The first keys

The Romans created the first keys in the modern sense. They replaced the clumsy “door keys” that had previously been used to slide heavy bolts back and forth on guides (staples).

keyThe keys to various Roman metal locks were usually made of bronze or iron, or a combination of the two. Bone and hard wood have also been used. 

The keys to locks with pin tumblers were small and light with an easy-to-grasp bow. The shafts were very simple or were shaped like humans or animals. They had angular bits and sometimes holes in the shaft. A convenient innovation was the tiny key that was a part of a finger ring. These were used for small storage and jewelry boxes.

The Roman lock and key craft was an extremely high class and required a great deal of technical finesse and elegance. Some keys to turnkey locks had a shape like modern keys. Many of the wooden locks that were still in use were modernized with metal parts and keys.

Keys were primarily status symbols in the hands of those in society who had property to protect. The shafts of some keys also reflect something of the architecture of the day – not only fitting into solid locks of bronze or steel, but sometimes also resembling the door the lock was in or the gable of the house were the door was.

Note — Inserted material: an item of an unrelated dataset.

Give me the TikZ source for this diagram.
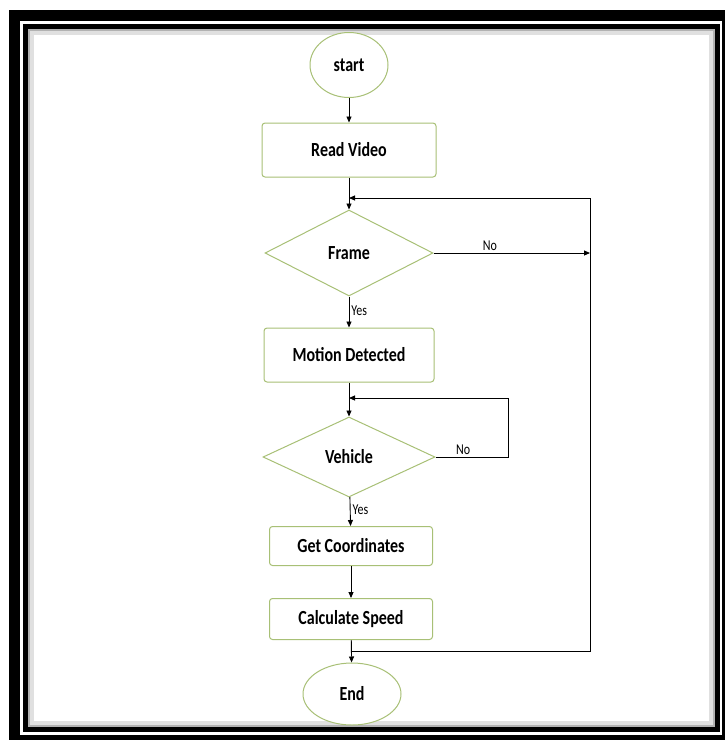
\documentclass[tikz,border=0pt]{standalone}
\usepackage{fontspec}
\newfontfamily\lblfont[FakeStretch=0.8]{Carlito}
\usetikzlibrary{shapes.geometric,arrows.meta}
\definecolor{boxgreen}{RGB}{168,192,118}
\begin{document}
\begin{tikzpicture}[x=1pt,y=-1pt,
    box/.style={rectangle,rounded corners=3pt,draw=boxgreen,line width=1pt,fill=white,font=\lblfont\bfseries\fontsize{20}{22}\selectfont},
    term/.style={ellipse,draw=boxgreen,line width=1pt,fill=white,font=\lblfont\bfseries\fontsize{20}{22}\selectfont},
    decide/.style={diamond,draw=boxgreen,line width=1pt,fill=white,inner sep=0pt,font=\lblfont\bfseries\fontsize{20}{22}\selectfont},
    arr/.style={line width=0.9pt,-{Triangle[length=6pt,width=5pt]}},
    lbl/.style={font=\lblfont\fontsize{15}{17}\selectfont,inner sep=2pt}]
          \useasboundingbox (0,0) rectangle (724,740);
          % frame round the chart
          \draw[line width=11pt] (14.5,15.5) rectangle (727.5,740.5);
          \draw[line width=5pt] (25.5,26.5) rectangle (717.5,729.5);
          \draw[black!30,line width=2pt] (29,30) rectangle (714,726);
          \draw[black!12,line width=4pt] (32,33) rectangle (711,723);
          \node[term,minimum width=78,minimum height=65] (start) at (349,65) {start};
          \node[box,minimum width=174,minimum height=54] (rv) at (349,150) {Read Video};
          \node[decide,minimum width=168,minimum height=86] (fr) at (349,253) {Frame};
          \node[box,minimum width=170,minimum height=54] (md) at (349,355) {Motion Detected};
          \node[decide,minimum width=172,minimum height=80] (veh) at (349,457) {Vehicle};
          \node[box,minimum width=163,minimum height=39] (gc) at (351,546) {Get Coordinates};
          \node[box,minimum width=163,minimum height=41] (cs) at (351,619) {Calculate Speed};
          \node[term,minimum width=98,minimum height=62] (end) at (352,694) {End};
          \coordinate (lp1) at (590,198);\coordinate (lp2) at (590,651);\coordinate (lp3) at (508,398);
          \draw[arr] (start)--(rv);
          \draw[arr] (rv)--(fr);
          \draw[arr] (fr)-- node[lbl,right,pos=0.45]{Yes} (md);
          \draw[arr] (md)--(veh);
          \draw[arr] (veh)-- node[lbl,right,pos=0.45]{Yes} (gc);
          \draw[arr] (gc)--(cs);
          \draw[arr] (cs)--(end);
          \draw[arr] (fr.east)-- node[lbl,above,pos=0.36]{No} (fr.east-|lp1);
          \draw[arr] (veh.east)-- node[lbl,above,pos=0.38]{No} (veh.east-|lp3)--(lp3)--(lp3-|md);
          \draw[arr] (lp2-|cs)--(lp2)--(lp1)--(lp1-|rv);
          \end{tikzpicture}
\end{document}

A large number of keys of various types from this era are on display in Saalburg, one of many Roman forts built along the border to the Germanic tribes. The keys, widely varied and adapted, were found with many parts of various types of locks. The Saalburg fort is now a museum, 30 km north of Frankfurt am Main in southwestern Germany.

The Hanns Schell Collection lock museum in Graz, Austria, also has a significant collection of keys and locks from the Roman Empire.